As the US lifts its decades-old travel and trade restrictions on the Communist-led island, American hotel chains and booking services are jostling for a stake in the Carribean island’s hospitality market.

“Change is going to happen here and I think that Raul Castro understands that,” the president told David Muir of US channel ABC television. “But what we have seen is the reopening of the embassy and although we still have significant differences around human rights and individual liberties inside of Cuba, we felt that coming now would maximize our ability to prompt more change.”

Obama on Monday became the first sitting US president to visit the island in 88 years.

In December 2014, both Obama and Castro announced they would begin normalizing relations, which led to Washington re-opening its embassy in Cuba in 2015.

Cuba, meanwhile, has complained ahead of the visit about continued US economic sanctions, which can only be lifted with the approval of the Republican-controlled Congress. Obama has since sought to use his executive authority to loosen trade restrictions on the Caribbean island, having failed in efforts to convince Congress to rescind the sanctions.

Tough talks?
Washington cut diplomatic ties with Cuba after Raul’s brother Fidel Castro led an armed insurgency against the US-backed government of Fulgencio Batista, ousting him in 1959.

Fidel established a single-party system that dominated the country’s political scene and established a Soviet-style economy. In 2015, Reporters Without Borders (RSF) said “freedom of information is extremely limited in Cuba,” ranking the country 169 out of 180 on its press freedom index.

“There’s no doubt that the Cuban government is still a one-party state that’s exerting control and that’s stifling dissent,” Obama said in the ABC interview.
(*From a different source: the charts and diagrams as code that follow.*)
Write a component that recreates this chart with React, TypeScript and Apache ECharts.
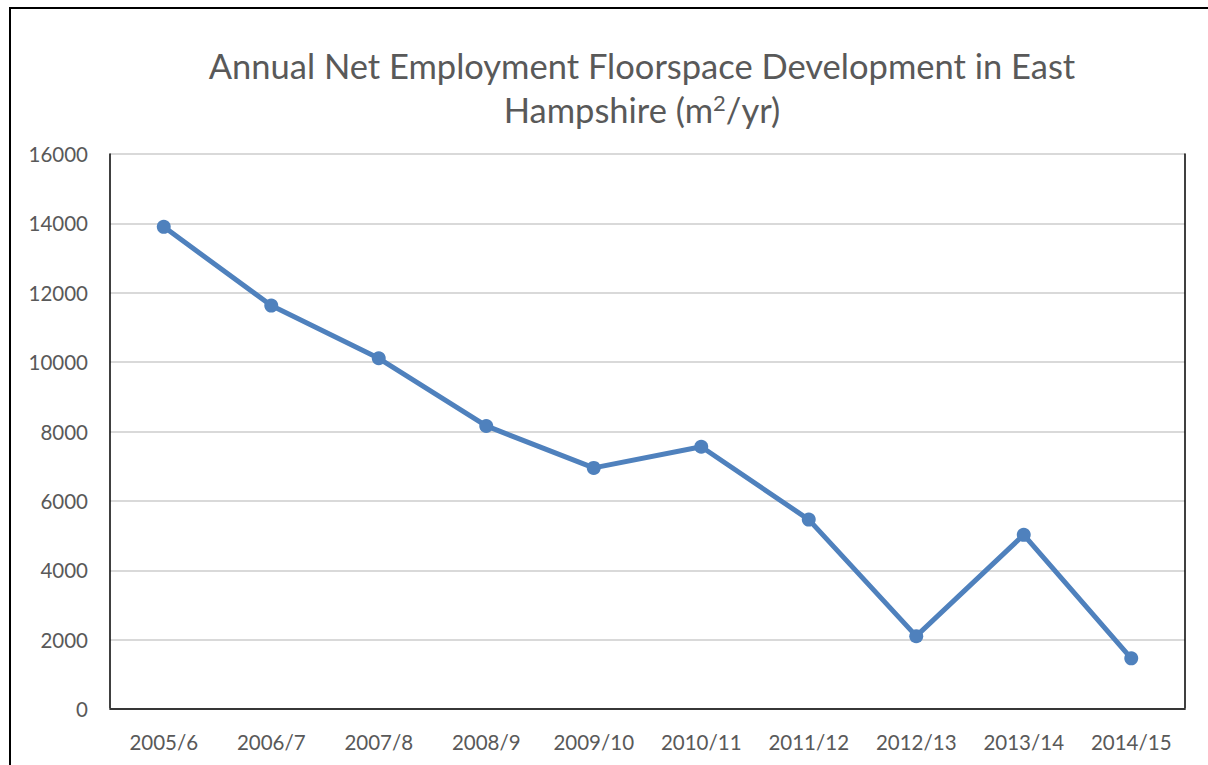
import React, { useEffect, useRef } from "react";
import * as echarts from "echarts";

const categories = ["2005/6", "2006/7", "2007/8", "2008/9", "2009/10", "2010/11", "2011/12", "2012/13", "2013/14", "2014/15"];
const floorspace = [13900, 11630, 10110, 8160, 6950, 7560, 5460, 2100, 5020, 1460];
const yTicks = { min: 0, max: 16000, interval: 2000 };

export default function App() {
  const ref = useRef<HTMLDivElement>(null);
  useEffect(() => {
    const chart = echarts.init(ref.current!, null, { renderer: "svg" });
    const font = "Lato";
    chart.setOption({
      animation: false,
      backgroundColor: "#ffffff",
      title: {
        text: "Annual Net Employment Floorspace Development in East\nHampshire (m{sup|2}/yr)",
        left: 637,
        top: 38,
        textAlign: "center",
        textStyle: {
          fontFamily: font,
          fontSize: 34.5,
          fontWeight: "normal",
          color: "#595959",
          lineHeight: 44,
          rich: {
            sup: { fontFamily: font, fontSize: 22, color: "#595959", padding: [0, 0, 14, 0] },
          },
        },
      },
      graphic: [
        {
          type: "rect",
          shape: { x: 10, y: 8, width: 1400, height: 900 },
          style: { fill: "none", stroke: "#000", lineWidth: 2 },
          silent: true,
        },
      ],
      grid: { left: 110, top: 154, right: 23, bottom: 56, containLabel: false },
      xAxis: [
        {
          type: "category",
          data: categories,
          boundaryGap: true,
          axisLine: { show: true, lineStyle: { color: "#d9d9d9", width: 2 } },
          axisTick: { show: false },
          axisLabel: { fontFamily: font, fontSize: 20.5, color: "#595959", margin: 22 },
        },
        {
          type: "category",
          data: categories,
          position: "top",
          axisLine: { show: true, lineStyle: { color: "#000", width: 1.5 } },
          axisTick: { show: false },
          axisLabel: { show: false },
        },
      ],
      yAxis: [
        {
          type: "value",
          min: yTicks.min,
          max: yTicks.max,
          interval: yTicks.interval,
          axisLine: { show: true, lineStyle: { color: "#000", width: 1.5 } },
          axisTick: { show: false },
          splitLine: { lineStyle: { color: "#d9d9d9", width: 2 } },
          axisLabel: { fontFamily: font, fontSize: 20.5, color: "#595959", margin: 22, formatter: (v: number) => String(v) },
        },
        {
          type: "value",
          min: yTicks.min,
          max: yTicks.max,
          interval: yTicks.interval,
          position: "right",
          axisLine: { show: true, lineStyle: { color: "#000", width: 1.5 } },
          axisTick: { show: false },
          splitLine: { show: false },
          axisLabel: { show: false },
        },
      ],
      series: [
        {
          type: "line",
          data: floorspace,
          symbol: "circle",
          symbolSize: 14,
          lineStyle: { color: "#4f81bd", width: 5 },
          itemStyle: { color: "#4f81bd" },
          z: 5,
        },
      ],
    });
    return () => chart.dispose();
  }, []);
  return <div ref={ref} style={{ position: "fixed", left: 0, top: 0, width: 1208, height: 765 }} />;
}
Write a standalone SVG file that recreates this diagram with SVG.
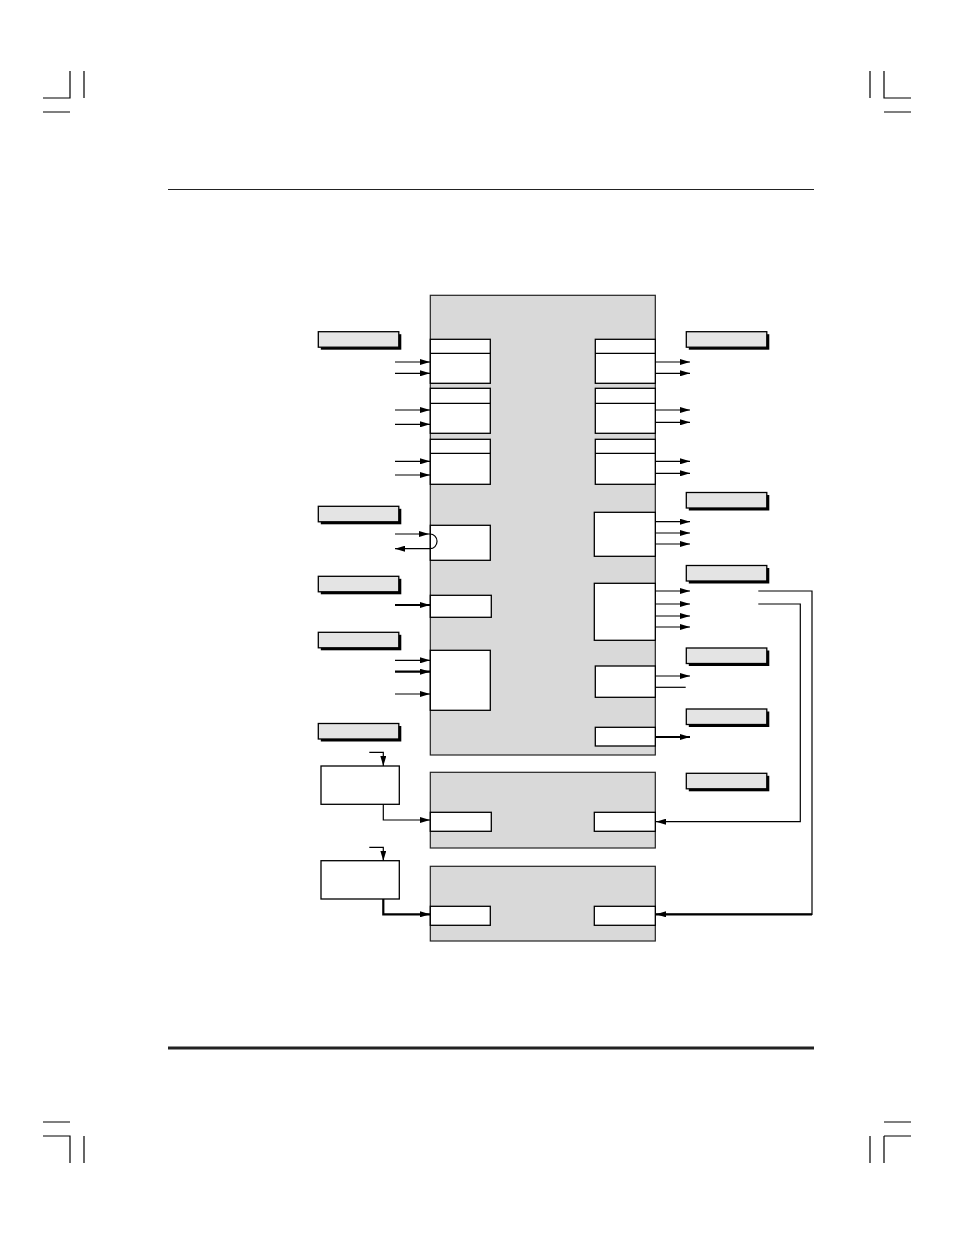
<svg xmlns="http://www.w3.org/2000/svg" width="954" height="1235" viewBox="0 0 954 1235">
<defs>
<style>
.blk{fill:#d9d9d9;stroke:#222;stroke-width:1.2}
.box{fill:#fff;stroke:#000;stroke-width:1.3}
.lbl{fill:#e4e4e4;stroke:#000;stroke-width:1.3}
.sh{fill:#000}
.ln{fill:none;stroke:#000;stroke-width:1.2}
.tk{fill:none;stroke:#000;stroke-width:2.2}
.crop{stroke:#000;stroke-width:1.2;fill:none}
</style>
<marker id="ah" viewBox="0 0 10 6" markerWidth="10" markerHeight="6" refX="10" refY="3" orient="auto" markerUnits="userSpaceOnUse">
<path d="M0,0 L10,3 L0,6 z" fill="#000"/>
</marker>
<g id="lblShape">
<rect class="sh" x="2.5" y="2.5" width="80.5" height="15.5"/>
<rect class="lbl" x="0" y="0" width="80.5" height="15.5"/>
</g>
</defs>
<rect width="954" height="1235" fill="#fff"/>
<g id="page">
<path class="crop" d="M70,71V98H43M84,71V98M43,112H70"/>
<path class="crop" d="M870,71V98M884,71V98H911M884,112H911"/>
<path class="crop" d="M43,1122H70M43,1136H70V1163M84,1136V1163"/>
<path class="crop" d="M884,1122H911M884,1136H911M884,1136V1163M870,1136V1163"/>
<line x1="168" y1="189.5" x2="814" y2="189.5" stroke="#222" stroke-width="1.2"/>
<line x1="168" y1="1048" x2="814" y2="1048" stroke="#222" stroke-width="3"/>
</g>
<g id="main-block">
<rect class="blk" x="430.3" y="295.3" width="225" height="459.7"/>
<rect class="box" x="430.3" y="339.3" width="60" height="44"/><line class="ln" x1="430.3" y1="353.3" x2="490.3" y2="353.3"/>
<rect class="box" x="430.3" y="388.3" width="60" height="45"/><line class="ln" x1="430.3" y1="403.3" x2="490.3" y2="403.3"/>
<rect class="box" x="430.3" y="439.3" width="60" height="45"/><line class="ln" x1="430.3" y1="453.3" x2="490.3" y2="453.3"/>
<rect class="box" x="430.3" y="525.3" width="60" height="35"/>
<rect class="box" x="430.3" y="595.3" width="61" height="22"/>
<rect class="box" x="430.3" y="650.3" width="60" height="60"/>
<rect class="box" x="595.3" y="339.3" width="60" height="44"/><line class="ln" x1="595.3" y1="353.3" x2="655.3" y2="353.3"/>
<rect class="box" x="595.3" y="388.3" width="60" height="45"/><line class="ln" x1="595.3" y1="403.3" x2="655.3" y2="403.3"/>
<rect class="box" x="595.3" y="439.3" width="60" height="45"/><line class="ln" x1="595.3" y1="453.3" x2="655.3" y2="453.3"/>
<rect class="box" x="594.3" y="512.3" width="61" height="44"/>
<rect class="box" x="594.3" y="583.3" width="61" height="57"/>
<rect class="box" x="595.3" y="666" width="60" height="31.3"/>
<rect class="box" x="595.3" y="727.3" width="60" height="18.7"/>
</g>
<g id="sub-block-2">
<rect class="blk" x="430.3" y="772.3" width="225" height="75.7"/>
<rect class="box" x="430.3" y="812.3" width="61" height="19"/>
<rect class="box" x="594.3" y="812.3" width="61" height="19"/>
</g>
<g id="sub-block-3">
<rect class="blk" x="430.3" y="866.3" width="225" height="74.7"/>
<rect class="box" x="430.3" y="906.3" width="60" height="19"/>
<rect class="box" x="594.3" y="906.3" width="61" height="19"/>
</g>
<g id="ext-box-a"><rect class="box" x="321" y="766" width="78.3" height="38.3"/></g>
<g id="ext-box-b"><rect class="box" x="321" y="860.7" width="78.3" height="38.3" stroke-width="2"/></g>
<g id="labels-left">
<use href="#lblShape" x="318.3" y="331.7"/>
<use href="#lblShape" x="318.3" y="506.3"/>
<use href="#lblShape" x="318.3" y="576.3"/>
<use href="#lblShape" x="318.3" y="632.3"/>
<use href="#lblShape" x="318.3" y="723.5"/>
</g>
<g id="labels-right">
<use href="#lblShape" x="686.3" y="331.7"/>
<use href="#lblShape" x="686.3" y="492.5"/>
<use href="#lblShape" x="686.3" y="565.5"/>
<use href="#lblShape" x="686.3" y="648"/>
<use href="#lblShape" x="686.3" y="709"/>
<use href="#lblShape" x="686.3" y="773.3"/>
</g>
<g id="connectors" marker-end="url(#ah)">
<path class="ln" d="M395,362H430"/>
<path class="ln" d="M395,373.3H430"/>
<path class="ln" d="M395,410H430"/>
<path class="ln" d="M395,424.3H430"/>
<path class="ln" d="M395,461.3H430"/>
<path class="ln" d="M395,475H430"/>
<path class="ln" d="M395,534H429"/>
<path class="ln" d="M429,534H430A7,7.3 0 0 1 430,548.7H395"/>
<path class="tk" d="M395,605H430"/>
<path class="ln" d="M395,660.3H430"/>
<path class="tk" d="M395,671.7H430"/>
<path class="ln" d="M395,694H430"/>
<path class="ln" d="M655.3,362H690"/>
<path class="ln" d="M655.3,373.3H690"/>
<path class="ln" d="M655.3,410H690"/>
<path class="ln" d="M655.3,422.3H690"/>
<path class="ln" d="M655.3,461.3H690"/>
<path class="ln" d="M655.3,473.3H690"/>
<path class="ln" d="M655.3,521.7H690"/>
<path class="ln" d="M655.3,533H690"/>
<path class="ln" d="M655.3,544H690"/>
<path class="ln" d="M655.3,591H690"/>
<path class="ln" d="M655.3,604H690"/>
<path class="ln" d="M655.3,616H690"/>
<path class="ln" d="M655.3,627H690"/>
<path class="ln" d="M655.3,676H690"/>
<path class="ln" d="M655.3,687.3H685.7" marker-end="none"/>
<path class="tk" d="M655.3,737H690"/>
<path class="ln" d="M758.3,591H812V914.3H655.5" marker-end="none"/>
<path class="tk" d="M812,914.3H656"/>
<path class="ln" d="M758.3,604H800.3V821.7H656"/>
<path class="ln" d="M369.3,752.3H383.3V766"/>
<path class="ln" d="M383.3,804.3V820H430"/>
<path class="ln" d="M369.3,847.3H383.3V860.7"/>
<path class="tk" d="M383.3,899V914.3H430"/>
</g>
</svg>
The president expected to meet with his counterpart Castro to push for economic and political reforms, including opening the political landscape to critics and opposition parties.

 

Baseball brings Cuban defector Dayron Varona home for the biggest game of his life

A Cuban baseball player’s exile to America and unexpected return to his family in Havana is a fitting symbol of reunion for two baseball-crazed countries. On Tuesday, it’s time to play ball.

The following tweet is from Evan Longoria, a star professional baseball player for the Tampa Bay Devil Rays in the US state of Florida.

Varon left the island nation in 2013, determined to pursue a baseball career in the United States. He’d previously played in Cuba’s national amateur league, the Serie Nacional.

But his decision had enormous consequences: It meant exile from the country he’d grown up in. He was defecting, which could lead to a permanent travel ban. Most importantly, it meant he wouldn’t be seeing family members – potentially for decades.

Still, he followed his dream. Dozens of Cuban baseball players had defected before him with some landing contracts in the tens of millions of dollars: Jose Contreras of the New York Yankees, Rusney Castillo of the Boston Red Sox, Jose Abreu of the Chicago White Sox.

It didn’t work out that way for Varon.

After Tampa Bay signed him, he was transferred between the team’s semi-professional farm programs. Nor was he expected to play in the professional league this year.

He was happily surprised, then, to find out that he’d been invited for a friendly match between the Tampa Bay Devil Rays and Cuba’s national team as part of the US president’s historic visit to the country. Still, he worried that immigration politics might foil the trip to his home country and to his family.

“When I get off at the airport and reach the soil of Cuba, that’s the moment I’ll believe,” he told the Spanish-language division of sports news broadcaster ESPN.

As takeoff loomed, he composed just the second tweet of his life.

The stock image translates roughly to “I’m off.”

When he landed at the airport, it was finally time to “believe.” After meeting some family members there, more awaited at the team’s hotel.

The Tuesday game will be attended by US President Barack Obama and Cuban President Raul Castro, the capstone of a three-day visit after decades of isolation.

But when Varona appears as first player to bat – and in the biggest game of his life – expect the politicians to be easily drowned out by the roar of 55,000 Cubans in the Estadio Latinoamericano, the heart of the baseball nation.